-- SHORT PROBLEM --
Output the data word for word, dropping every image.

----------

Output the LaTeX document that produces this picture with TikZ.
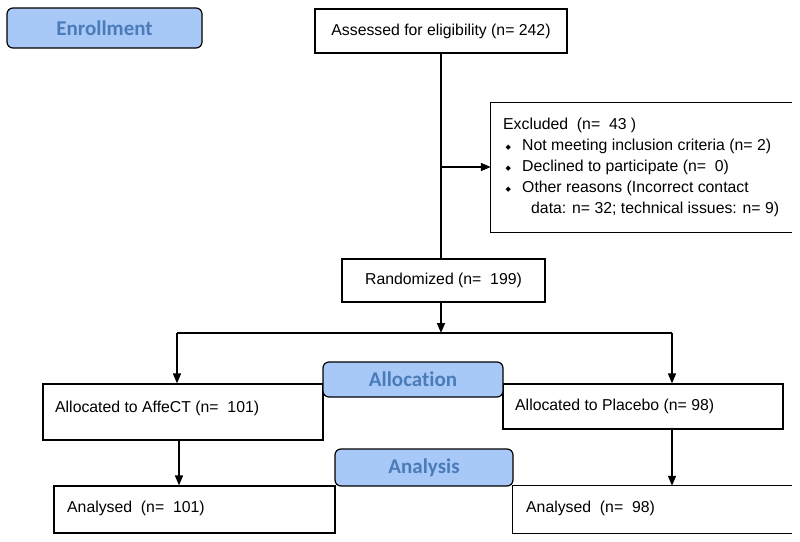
\documentclass[tikz,border=0pt]{standalone}
\usepackage{fontspec}
\setmainfont{Liberation Sans}
\newfontfamily\hdrfont[Ligatures=NoCommon]{Carlito}
\newfontfamily\symfont{DejaVu Sans}
\usetikzlibrary{arrows.meta}
\definecolor{hdrfill}{RGB}{168,200,248}
\definecolor{hdrtext}{RGB}{74,124,186}
\newcommand{\bul}{\hspace*{1pt}\makebox[8pt]{\raisebox{1pt}{\symfont\fontsize{7}{7}\selectfont ◆}}\hspace*{10pt}}
\begin{document}
\begin{tikzpicture}[x=1pt,y=-1pt,
  box/.style={draw, line width=1.2pt, inner sep=0pt, font=\fontsize{15.8}{19}\selectfont},
  openbox/.style={draw=none, inner sep=0pt},
  txt/.style={inner sep=0pt, anchor=west, font=\fontsize{15.8}{19}\selectfont},
  hdr/.style={draw, line width=1.2pt, rounded corners=6pt, fill=hdrfill, text=hdrtext, inner sep=0pt,
    font=\hdrfont\bfseries\fontsize{21}{24}\selectfont},
  conn/.style={line width=1.6pt},
  arr/.style={line width=1.6pt, -{Triangle[length=10pt,width=8pt]}}]
\useasboundingbox (0,0) rectangle (800,541);

% boxes
\node[box, minimum width=252pt, minimum height=44pt] (assess) at (441,31) {Assessed for eligibility (n= 242)};
\node[openbox, minimum width=301pt, minimum height=129pt] (exc) at (641.5,167.5) {};
\draw[line width=1.2pt] (exc.north east) -- (exc.north west) -- (exc.south west) -- (exc.south east);
\node[txt, align=left, font=\fontsize{15.8}{21}\selectfont] (exctxt) at (503,167) {Excluded\ \ (n=\ \ 43 )\\
\bul Not meeting inclusion criteria (n= 2)\\
\bul Declined to participate (n=\ \ 0)\\
\bul Other reasons (Incorrect contact\\
\hspace*{28pt}data: n= 32; technical issues: n= 9)};

\node[box, minimum width=203pt, minimum height=43pt] (rand) at (443.5,280.5) {Randomized (n=\ \ 199)};

\node[box, minimum width=280pt, minimum height=56pt] (aff) at (183,412) {};
\node[txt] (afftxt) at (55,408) {Allocated to AffeCT (n=\ \ 101)};
\node[box, minimum width=280pt, minimum height=45pt] (plc) at (643,406.5) {};
\node[txt] (plctxt) at (515,406) {Allocated to Placebo (n= 98)};

\node[box, minimum width=281pt, minimum height=47pt] (an1) at (194.5,509.5) {};
\node[txt] (an1txt) at (67,508) {Analysed\ \ (n=\ \ 101)};
\node[openbox, minimum width=279pt, minimum height=47pt] (an2) at (652.5,509.5) {};
\draw[line width=1.2pt] (an2.north east) -- (an2.north west) -- (an2.south west) -- (an2.south east);
\node[txt] (an2txt) at (526,508) {Analysed\ \ (n=\ \ 98)};

% connectors
\coordinate (j1) at (441,167);
\draw[conn] (assess.south) -- (assess.south |- rand.north);
\draw[arr] (j1) -- (j1 -| exc.west);
\coordinate (split) at (441,333);
\coordinate (L) at (177,333);
\coordinate (R) at (672,333);
\draw[arr] (rand.south -| split) -- (split);
\draw[conn] (L) -- (R);
\draw[arr] (L) -- (L |- aff.north);
\draw[arr] (R) -- (R |- plc.north);
\coordinate (a1) at (179,440);
\coordinate (a2) at (672,429);
\draw[arr] (a1) -- (a1 |- an1.north);
\draw[arr] (a2) -- (a2 |- an2.north);

% headers
\node[hdr, minimum width=195pt, minimum height=40pt] (enr) at (104.5,28) {Enrollment};
\node[hdr, minimum width=180pt, minimum height=35pt] (alloc) at (413,379.5) {Allocation};
\node[hdr, minimum width=178pt, minimum height=37pt] (anal) at (424,467.5) {Analysis};
\end{tikzpicture}
\end{document}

----------

-- EXERCISE RESPONSE --
Output the LaTeX document that produces this picture with TikZ.
\documentclass[tikz,border=0pt]{standalone}
\usepackage{fontspec}
\setmainfont{Liberation Sans}
\newfontfamily\hdrfont[Ligatures=NoCommon]{Carlito}
\newfontfamily\symfont{DejaVu Sans}
\usetikzlibrary{arrows.meta}
\definecolor{hdrfill}{RGB}{168,200,248}
\definecolor{hdrtext}{RGB}{74,124,186}
\newcommand{\bul}{\hspace*{1pt}\makebox[8pt]{\raisebox{1pt}{\symfont\fontsize{7}{7}\selectfont ◆}}\hspace*{10pt}}
\begin{document}
\begin{tikzpicture}[x=1pt,y=-1pt,
  box/.style={draw, line width=1.2pt, inner sep=0pt, font=\fontsize{15.8}{19}\selectfont},
  openbox/.style={draw=none, inner sep=0pt},
  txt/.style={inner sep=0pt, anchor=west, font=\fontsize{15.8}{19}\selectfont},
  hdr/.style={draw, line width=1.2pt, rounded corners=6pt, fill=hdrfill, text=hdrtext, inner sep=0pt,
    font=\hdrfont\bfseries\fontsize{21}{24}\selectfont},
  conn/.style={line width=1.6pt},
  arr/.style={line width=1.6pt, -{Triangle[length=10pt,width=8pt]}}]
\useasboundingbox (0,0) rectangle (800,541);

% boxes
\node[box, minimum width=252pt, minimum height=44pt] (assess) at (441,31) {Assessed for eligibility (n= 242)};
\node[openbox, minimum width=301pt, minimum height=129pt] (exc) at (641.5,167.5) {};
\draw[line width=1.2pt] (exc.north east) -- (exc.north west) -- (exc.south west) -- (exc.south east);
\node[txt, align=left, font=\fontsize{15.8}{21}\selectfont] (exctxt) at (503,167) {Excluded\ \ (n=\ \ 43 )\\
\bul Not meeting inclusion criteria (n= 2)\\
\bul Declined to participate (n=\ \ 0)\\
\bul Other reasons (Incorrect contact\\
\hspace*{28pt}data: n= 32; technical issues: n= 9)};

\node[box, minimum width=203pt, minimum height=43pt] (rand) at (443.5,280.5) {Randomized (n=\ \ 199)};

\node[box, minimum width=280pt, minimum height=56pt] (aff) at (183,412) {};
\node[txt] (afftxt) at (55,408) {Allocated to AffeCT (n=\ \ 101)};
\node[box, minimum width=280pt, minimum height=45pt] (plc) at (643,406.5) {};
\node[txt] (plctxt) at (515,406) {Allocated to Placebo (n= 98)};

\node[box, minimum width=281pt, minimum height=47pt] (an1) at (194.5,509.5) {};
\node[txt] (an1txt) at (67,508) {Analysed\ \ (n=\ \ 101)};
\node[openbox, minimum width=279pt, minimum height=47pt] (an2) at (652.5,509.5) {};
\draw[line width=1.2pt] (an2.north east) -- (an2.north west) -- (an2.south west) -- (an2.south east);
\node[txt] (an2txt) at (526,508) {Analysed\ \ (n=\ \ 98)};

% connectors
\coordinate (j1) at (441,167);
\draw[conn] (assess.south) -- (assess.south |- rand.north);
\draw[arr] (j1) -- (j1 -| exc.west);
\coordinate (split) at (441,333);
\coordinate (L) at (177,333);
\coordinate (R) at (672,333);
\draw[arr] (rand.south -| split) -- (split);
\draw[conn] (L) -- (R);
\draw[arr] (L) -- (L |- aff.north);
\draw[arr] (R) -- (R |- plc.north);
\coordinate (a1) at (179,440);
\coordinate (a2) at (672,429);
\draw[arr] (a1) -- (a1 |- an1.north);
\draw[arr] (a2) -- (a2 |- an2.north);

% headers
\node[hdr, minimum width=195pt, minimum height=40pt] (enr) at (104.5,28) {Enrollment};
\node[hdr, minimum width=180pt, minimum height=35pt] (alloc) at (413,379.5) {Allocation};
\node[hdr, minimum width=178pt, minimum height=37pt] (anal) at (424,467.5) {Analysis};
\end{tikzpicture}
\end{document}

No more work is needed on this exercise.